We compare our package with default Hadoop MapReduce running over default HDFS. For detailed configuration and setup, please refer to our userguide.
TestDFSIO
TestDFSIO Throughput
Experimental Testbed: Each node in OpenPOWER Cluster has 20 cores (each core has 8 SMT threads) POWER8 8335-GTA processors at 3491 MHz and 256GB RAM. The nodes are equipped with Mellanox ConnectX-4 EDR HCAs. The operating system used is Red Hat Enterprise Linux Server release 7.2.
These experiments are performed in 5 DataNodes with a total of 60 maps. HDFS block size is kept to 256MB. Each NodeManager is configured to run with 12 concurrent containers assigning a minimum of 4GB memory per container. The NameNode runs in a different node of the Hadoop cluster..
For TestDFSIO throughput experiment, RDMA-IB design has an improvement of 2.18x - 2.26x compared to IPoIB (100Gbps).
Sort
Sort Execution Time
Experimental Testbed: Each node in OpenPOWER Cluster has 20 cores (each core has 8 SMT threads) POWER8 8335-GTA processors at 3491 MHz and 256GB RAM. The nodes are equipped with Mellanox ConnectX-4 EDR HCAs.

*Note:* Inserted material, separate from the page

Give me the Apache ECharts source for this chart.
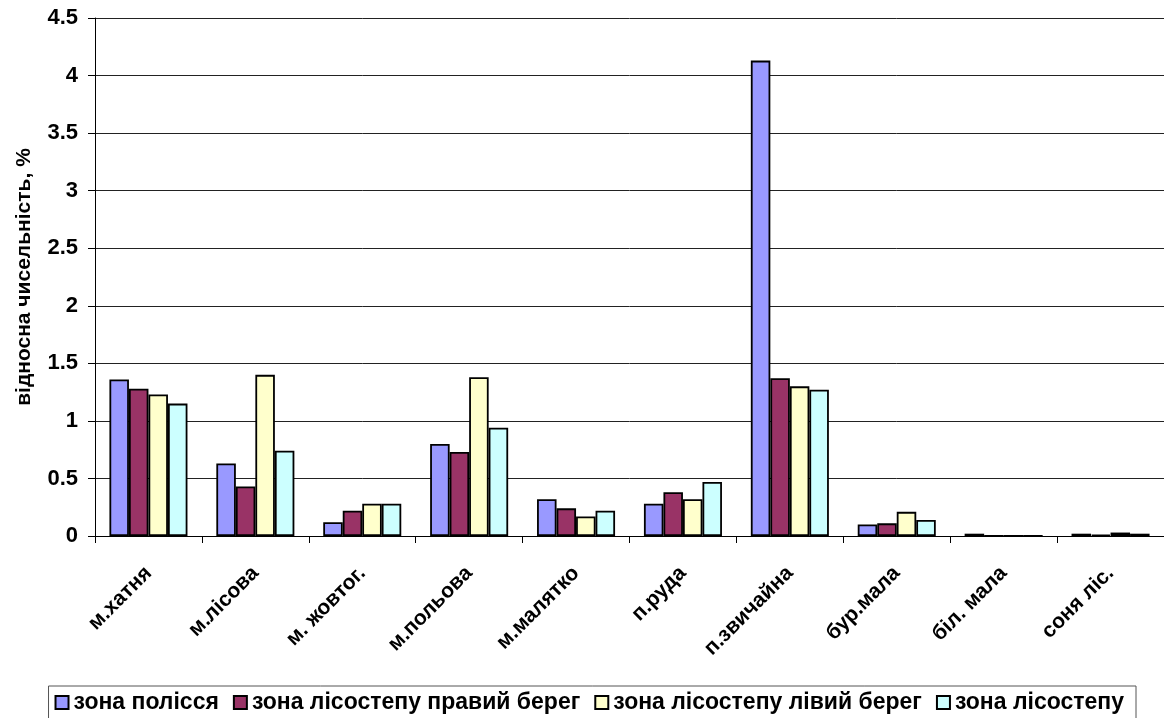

The operating system used is Red Hat Enterprise Linux Server release 7.2.
These experiments are performed in 5 DataNodes with a total of 60 maps. HDFS block size is kept to 256MB. Each NodeManager is configured to run with 12 concurrent containers assigning a minimum of 4GB memory per container. The NameNode runs in a different node of the Hadoop cluster..
The RDMA-IB design improves the job execution time of Sort by a maximum of 55% compared to IPoIB (100Gbps).
TeraSort
TeraSort Execution Time
Experimental Testbed: Each node in OpenPOWER Cluster has 20 cores (each core has 8 SMT threads) POWER8 8335-GTA processors at 3491 MHz and 256GB RAM. The nodes are equipped with Mellanox ConnectX-4 EDR HCAs. The operating system used is Red Hat Enterprise Linux Server release 7.2.
These experiments are performed in 5 DataNodes with a total of 60 maps. HDFS block size is kept to 256MB. Each NodeManager is configured to run with 12 concurrent containers assigning a minimum of 4GB memory per container. The NameNode runs in a different node of the Hadoop cluster..
The RDMA-IB design improves the job execution time of TeraSort by a maximum of 21% compared to IPoIB (100Gbps).